As many of you may know, I am from Germany. Much has been made of the comparison between Japan and Germany. In economic terms there is great similarity with both countries strongly focused on catching up to America as well as driving to perfect manufacturing industries; but the more interesting comparison is in post-war history and intellectual development. Indeed, a sharp contrast emerges very quickly: as soon as the second world war was over, right from the outset, the German elite focused on going beyond mere economic goals.

They were very much ashamed of ther fathers and grandfathers and vowed to design a post-war system that made a future war impossible. Thus the foundations of the European Union were laid, initially with the coal and steel union between Germany and France. The German post-war elite set a goal of integrating Europe. This goal was achieved, with the Germans and other Europeans giving up their own national currencies.
The second goal the Germans set for themselves came in the early 1960s, when the division between East and West Germany was set in stone by the building of the Berlin Wall in 1961. Again, the elite vowed to work towards unification – a clear national goal that was achieved eventually. It is something that Germans of all ages are very proud of.

The elite set goals, but what about the people, particularly the younger generation? Both Germany and Japan share a powerful “counter revolution” experience. Indeed, the student revolts in both Japan and Germany were some of the most energetic and violent of all that swept the world in the late 1960s/early 1970s. In both countries, the post-war generation initially showed its leadership ambition by organizing radical and extreme domestic terrorism coming out of the student revolts.

But in Japan, nothing ever came of this – the terrorists were crushed and the student leaders basically got absorbed back into the mainstream of Japan’s political economy. In contrast, German student leaders got organized and developed clear strategies for trying to change Germany’s political economy using democratic institutions. They seized on the developing debate on ecology and the environment and set up the Green Party. Importantly, this Green Party became the rising star of German democratic politics in the 1980s, and by the end of that decade, the Greens turned into the de-facto “king maker” coalition partner for the Social Democratic Party.

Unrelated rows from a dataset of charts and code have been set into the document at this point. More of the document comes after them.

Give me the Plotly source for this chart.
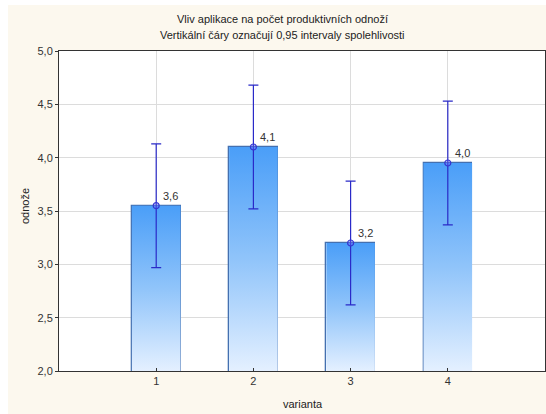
from decimal import Decimal, ROUND_HALF_UP
import plotly.graph_objects as go

# Group means of productive tillers per variant with 95% CI half-widths
varianta = [1, 2, 3, 4]
prumer = [3.55, 4.10, 3.20, 3.95]
ci95 = [0.58, 0.58, 0.58, 0.58]

titulek = ["Vliv aplikace na počet produktivních odnoží",
           "Vertikální čáry označují 0,95 intervaly spolehlivosti"]
osa_x = "varianta"
osa_y = "odnože"
y_ticks = [2.0, 2.5, 3.0, 3.5, 4.0, 4.5, 5.0]

BAR_W = 0.5
BASE = 2.0
FONT = "Arial, Liberation Sans, sans-serif"
CREAM = "#fcf8ee"


def fmt1(v):
    d = Decimal(str(v)).quantize(Decimal("0.1"), rounding=ROUND_HALF_UP)
    return str(d).replace(".", ",")


fig = go.Figure()

# gradient fill of each bar (light at the bottom, saturated blue at the top)
for c, m in zip(varianta, prumer):
    xs = [c - BAR_W / 2, c + BAR_W / 2, c + BAR_W / 2, c - BAR_W / 2, c - BAR_W / 2]
    ys = [BASE, BASE, m, m, BASE]
    fig.add_trace(go.Scatter(
        x=xs, y=ys, mode="lines", fill="toself",
        line=dict(width=0, color="rgba(0,0,0,0)"),
        fillgradient=dict(type="vertical",
                          colorscale=[[0, "#e4f0ff"], [0.5, "#90c4fa"], [1, "#4a9ef8"]]),
        hoverinfo="skip", showlegend=False,
    ))

# bar outlines
fig.add_trace(go.Bar(
    x=varianta, y=prumer, width=BAR_W,
    marker=dict(color="rgba(0,0,0,0)", line=dict(color="#4470b0", width=1.3)),
    showlegend=False,
))

# means with confidence intervals
fig.add_trace(go.Scatter(
    x=varianta, y=prumer, mode="markers",
    marker=dict(symbol="circle", size=6, color="rgba(110,110,255,0.35)",
                line=dict(color="#3535d0", width=1.2)),
    error_y=dict(type="data", array=ci95, color="#2a2ac8", thickness=1.2, width=5),
    showlegend=False,
))

annotations = []
for c, m in zip(varianta, prumer):
    annotations.append(dict(
        x=c, y=m, xref="x", yref="y", text=fmt1(m), showarrow=False,
        xanchor="left", yanchor="middle", xshift=5, yshift=10,
        font=dict(family=FONT, size=11, color="#333333"),
    ))

# layout geometry in pixels (plot area 59..545 x 51..371)
L, T, PW, PH = 59, 51, 486, 320


def px_x(p):
    return (p - L) / PW


def px_y(p):
    return (T + PH - p) / PH


for i, line in enumerate(titulek):
    annotations.append(dict(
        x=px_x(282), y=px_y(19 + 16 * i), xref="paper", yref="paper",
        text=line, showarrow=False, xanchor="center", yanchor="middle",
        font=dict(family=FONT, size=11, color="#222222"),
    ))

annotations.append(dict(
    x=px_x(303), y=px_y(404), xref="paper", yref="paper", text=osa_x,
    showarrow=False, xanchor="center", yanchor="middle",
    font=dict(family=FONT, size=11, color="#222222"),
))
annotations.append(dict(
    x=px_x(25), y=px_y(206), xref="paper", yref="paper", text=osa_y,
    showarrow=False, xanchor="center", yanchor="middle", textangle=-90,
    font=dict(family=FONT, size=11, color="#222222"),
))

shapes = [
    # white strips along the left and top edges
    dict(type="rect", xref="paper", yref="paper", x0=px_x(-2), x1=px_x(8),
         y0=px_y(420), y1=px_y(-2), fillcolor="white", line=dict(width=0), layer="below"),
    dict(type="rect", xref="paper", yref="paper", x0=px_x(-2), x1=px_x(550),
         y0=px_y(5), y1=px_y(-2), fillcolor="white", line=dict(width=0), layer="below"),
]

fig.update_layout(
    width=546, height=414,
    margin=dict(l=L, r=546 - L - PW, t=T, b=414 - T - PH, pad=0),
    paper_bgcolor=CREAM, plot_bgcolor="white",
    separators=", ",
    font=dict(family=FONT, size=11, color="#333333"),
    annotations=annotations, shapes=shapes,
    bargap=0,
    xaxis=dict(range=[0, 5], tickvals=varianta, ticktext=[str(v) for v in varianta],
               ticks="inside", ticklen=3, tickcolor="#333333",
               showgrid=True, gridcolor="#dcdcdc", gridwidth=1,
               showline=True, linecolor="#333333", linewidth=1, mirror=True,
               zeroline=False, fixedrange=True),
    yaxis=dict(range=[2, 5], tickvals=y_ticks, tickformat=".1f",
               ticks="outside", ticklen=3, tickcolor="#333333",
               showgrid=True, gridcolor="#dcdcdc", gridwidth=1,
               showline=True, linecolor="#333333", linewidth=1, mirror=True,
               zeroline=False, fixedrange=True),
)

fig.write_html("out.html")
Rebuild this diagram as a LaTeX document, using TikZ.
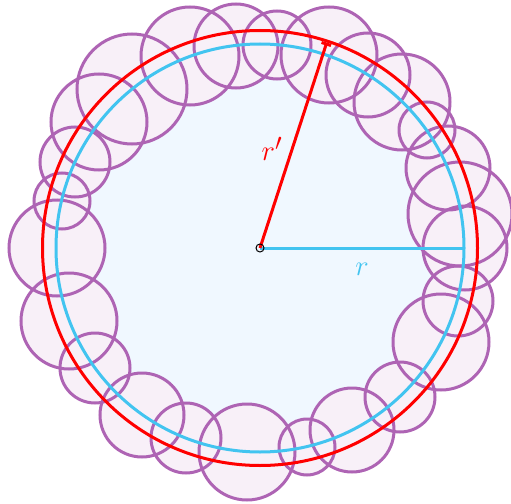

In sad contrast, Japan’s student revolt basically fizzled into nothingness and created no concrete democratic political dynamism or institution, Germany’s post-war boomer generation built its own political force and institution. Their goal was to change Germany’s political economy, promote “green” policies, and do so in the democratic (rather than terrorist) way. In doing so, they managed to make politics attractive and relevant for the younger generation. In contrast, Japan’s political apathy amongst the young may very well be rooted in the unwillingness and inability of the “baby boomers” to channel the energy of the student revolts towards something constructive in Japan’s political economy.

Here lies the real challenge for Prime Minister Abe: top-down leadership to revitalize the economy and end deflation is a good start, but clearly the real target must be to inspire the young next generation of Japanese to dare to dream and be ambitious. Make no mistake – Japan deserves a goal that goes beyond mere economics.

Jesper Koll

Jesper Koll is a Managing Director and Head of Research at JP Morgan Japan Securities Inc. He has been analyzing and investing in Japan since becoming a resident in 1986.